My piece is about Leigh Brackett. Those who have been reading this blog for a while know I also wrote the introduction to her Sword of Rhiannon. The more I learn about her and her work, the more I wish I could have met her. (As soon as I post this I’ll be listening to her hour-long interview, recorded in 1975.) So I was delighted to have the excuse to reread, and then reread again more thoroughly, The Long Tomorrow. As a result, it wouldn’t shock me to discover that this novel was a formative influence on the young Carl Sagan. Go read the piece to find out why.
I might have to buy this set. It’s a hell of a collection–and I’m not sure I’ve ever read the Heinlein…
Double Star is Heinlein's take on the Prisoner of Zenda.
I love The Long Tomorrow, and the Space Merchants is an interesting read at a time when Mad Men is playing on television.
I have all of these already. Worth the money if you are thinking about them and like old sf.
The Space Merchants is almost timeless – I had no idea it wasn't written in the late 80s.
Then I most definitely have to read it. I can't imagine how it slipped through my reading net. But, hey, cool, something to look forward to.
I am. I do.
Good books are like that–but it's rare to find 'timeless' sf, yes.

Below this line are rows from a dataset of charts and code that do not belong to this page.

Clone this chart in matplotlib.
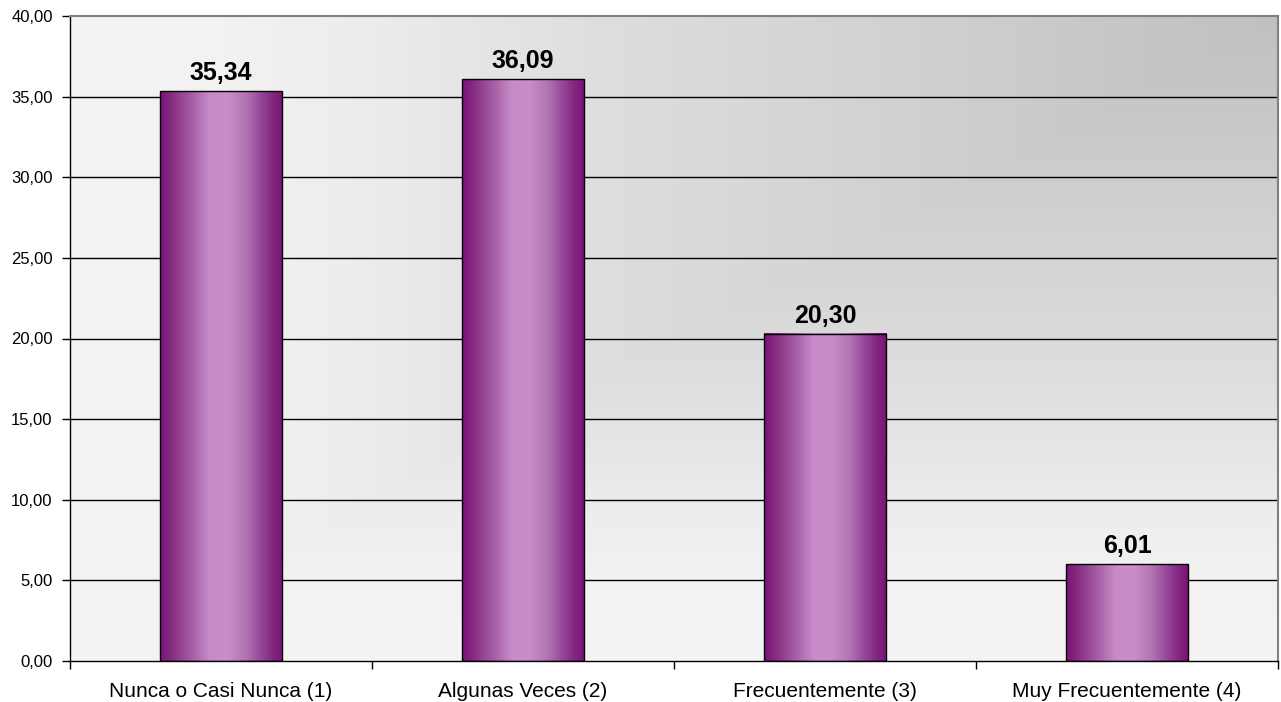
import numpy as np
import matplotlib
matplotlib.use("Agg")
import matplotlib.pyplot as plt
from matplotlib.colors import LinearSegmentedColormap
from matplotlib.ticker import FuncFormatter, FixedLocator

plt.rcParams['font.family'] = ['Liberation Sans', 'DejaVu Sans']

categories = ["Nunca o Casi Nunca (1)", "Algunas Veces (2)",
              "Frecuentemente (3)", "Muy Frecuentemente (4)"]
values = [35.34, 36.09, 20.30, 6.01]
y_ticks = [0, 5, 10, 15, 20, 25, 30, 35, 40]


def comma(v):
    return f"{v:.2f}".replace('.', ',')


fig = plt.figure(figsize=(12.81, 7.02), dpi=100)
ax = fig.add_axes([70 / 1281, 41 / 702, 1208 / 1281, 645 / 702])

x_lo, x_hi = -0.5, len(categories) - 0.5
y_lo, y_hi = 0, 40

# plot-area background: corner gradient, dark at top right, light elsewhere
nx, ny = 600, 320
u = np.linspace(1, 0, nx)[None, :]          # distance from the right edge
v = np.linspace(1, 0, ny)[:, None]          # distance from the top edge (row 0 = bottom)
t = np.maximum(u, v)
grey = np.interp(t, [0, 0.44, 0.56, 0.75, 0.87, 1.0],
                 [192, 216, 222, 236, 242, 244]) / 255.0
bg = np.dstack([grey, grey, grey])
ax.imshow(bg, extent=[x_lo, x_hi, y_lo, y_hi], origin='lower',
          aspect='auto', interpolation='bilinear', zorder=0)

# horizontal grid lines
for yv in y_ticks[1:-1]:
    ax.axhline(yv, color='black', lw=1.0, zorder=1)

# bars with a cylindrical purple shading
bar_cmap = LinearSegmentedColormap.from_list(
    "cyl",
    [(0.00, "#7a127a"), (0.08, "#85287f"), (0.25, "#a45ca4"),
     (0.40, "#c78bc7"), (0.55, "#c98ec9"), (0.70, "#b274b2"),
     (0.82, "#95489a"), (0.92, "#84257f"), (1.00, "#7a127a")])
shade = np.linspace(0, 1, 256)[None, :]
bar_w = 0.405
for i, val in enumerate(values):
    x0, x1 = i - bar_w / 2, i + bar_w / 2
    ax.imshow(shade, cmap=bar_cmap, extent=[x0, x1, 0, val], origin='lower',
              aspect='auto', interpolation='bilinear', zorder=2)
    ax.add_patch(plt.Rectangle((x0, 0), bar_w, val, fill=False,
                               edgecolor='black', lw=1.0, zorder=3))
    ax.annotate(comma(val), xy=(i, val), xytext=(0, 8), textcoords='offset points',
                ha='center', va='baseline', fontsize=18, fontweight='bold',
                color='black', zorder=4)

ax.set_xlim(x_lo, x_hi)
ax.set_ylim(y_lo, y_hi)

ax.yaxis.set_major_locator(FixedLocator(y_ticks))
ax.yaxis.set_major_formatter(FuncFormatter(lambda v, p: comma(v)))
ax.tick_params(axis='y', direction='out', length=6, width=1, color='black',
               labelsize=12, pad=6.5)

# category boundaries carry the tick marks; labels sit at the centres
ax.xaxis.set_major_locator(FixedLocator(np.arange(x_lo, x_hi + 0.01, 1.0)))
ax.xaxis.set_major_formatter(FuncFormatter(lambda v, p: ""))
ax.xaxis.set_minor_locator(FixedLocator(range(len(categories))))
ax.set_xticklabels(categories, minor=True)
ax.tick_params(axis='x', which='major', direction='out', length=6, width=1, color='black')
ax.tick_params(axis='x', which='minor', length=0, labelsize=15, pad=15)

for side in ('left', 'bottom'):
    ax.spines[side].set_color('black')
    ax.spines[side].set_linewidth(1.0)
for side in ('top', 'right'):
    ax.spines[side].set_color('#808080')
    ax.spines[side].set_linewidth(1.5)
for s in ax.spines.values():
    s.set_zorder(5)

fig.savefig("out.png", dpi=100, facecolor='white')
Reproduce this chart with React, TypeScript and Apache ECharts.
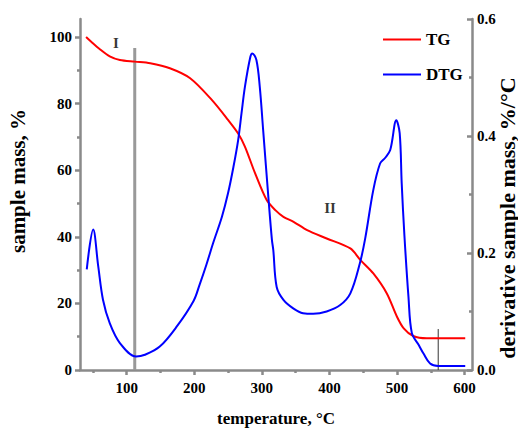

As told by Bob Silverberg. I paraphrase:
Bob, Harlan Ellison, Leigh Brackett, and Edmond Hamilton (Hamilton was also a successful writer and married to Brackett) are dining. This was when Barry Goldwater was running for President. Goldwater described his constituency as “Little Old Ladies in Tennis Shoes.” So Bob relates that Harlan, who adored Leigh, went on a liberal political rant. In the middle of it, Leigh stopped the young writer and said, “Harlan, I’m one of those little old ladies in tennis shoes.” Harlan stopped talking.
Harlan stopped talking?? Wow. Brackett had powers other than writing…
Sounds like a great collection. If you've never read Heinlein, then you've treats from the past waiting for you.
Oh, I've read Heinlein, just not that one.
The Stars My Destination was very nearly the first piece of sci-fi I read, about 45 years ago, when I was 10 or so. I don't think I ever got over the experience.
I'm not sure I could have read that book at age 10. But if I had, I'm pretty sure I'd be a different person. I am who I am based to a stunning degree on what stories I've read and lived in.
Reading this post made me get out Double Star and read it again. I have an old Signet paperback copy, and I'll be glad to get a good L of A edition, though I'm not happy with their recent tendency to put out volumes in the series in different, less appealing bindings and formats: the Joe Brainard, for example, or the collection of movie criticism.
Double Star still seems to me one of Heinlein's best, certainly his best non-juvenile. I first read it as a young adolescent, and was put off at first by the noirish feel of its opening chapters; now I see that as one of its virtues. It sort of straddles the line between the juveniles and his later adult-ish books in its sexual politics. I found its account of the life of a working politician fascinating, and still do; it's a good book to read in an election year. (Heinlein wrote a book on how to do politics that was only published posthumously; he had some experience in that area, though little success.)
One thing that struck me on this reading, aside from the giggle-making references to slide rules (still must-haves in the 22nd century!), was how off his politician's speechifying was. Like his show-business vocabulary, it comes (I think) from the 1920s or 1930s. I wasn't as inspired by Bonforte's high ideals as I was supposed to be, but the book is still a good read. Let us know what you think when you get to it.
That's an intriguing and thoughtful precis. Thank you.
That's an interesting point. I didn't read Lord of the Rings, for example, until I was 50. Compare my niece, whose parents read it aloud to her repeatedly, and who has read it on her own numerous times. I'm often reading books now that I “should” have read earlier, but I find I'm usually content to be reading them now. I think I appreciated LOTR as a 50 year old in ways that I couldn't if I'd read it in my teens. I tend to trust my sense of the right time to read a given book. The flip side of your good observation is that the person I am chooses the stories I read and live in, and I choose those I need to be the person I am.
One of the things I enjoy about great books ('great' to me) is how they change as we change. I get entirely different things from reading LotR today than I did reading it when I was 11. Yet that first reading still echoes through and informs today's reading. Delicious.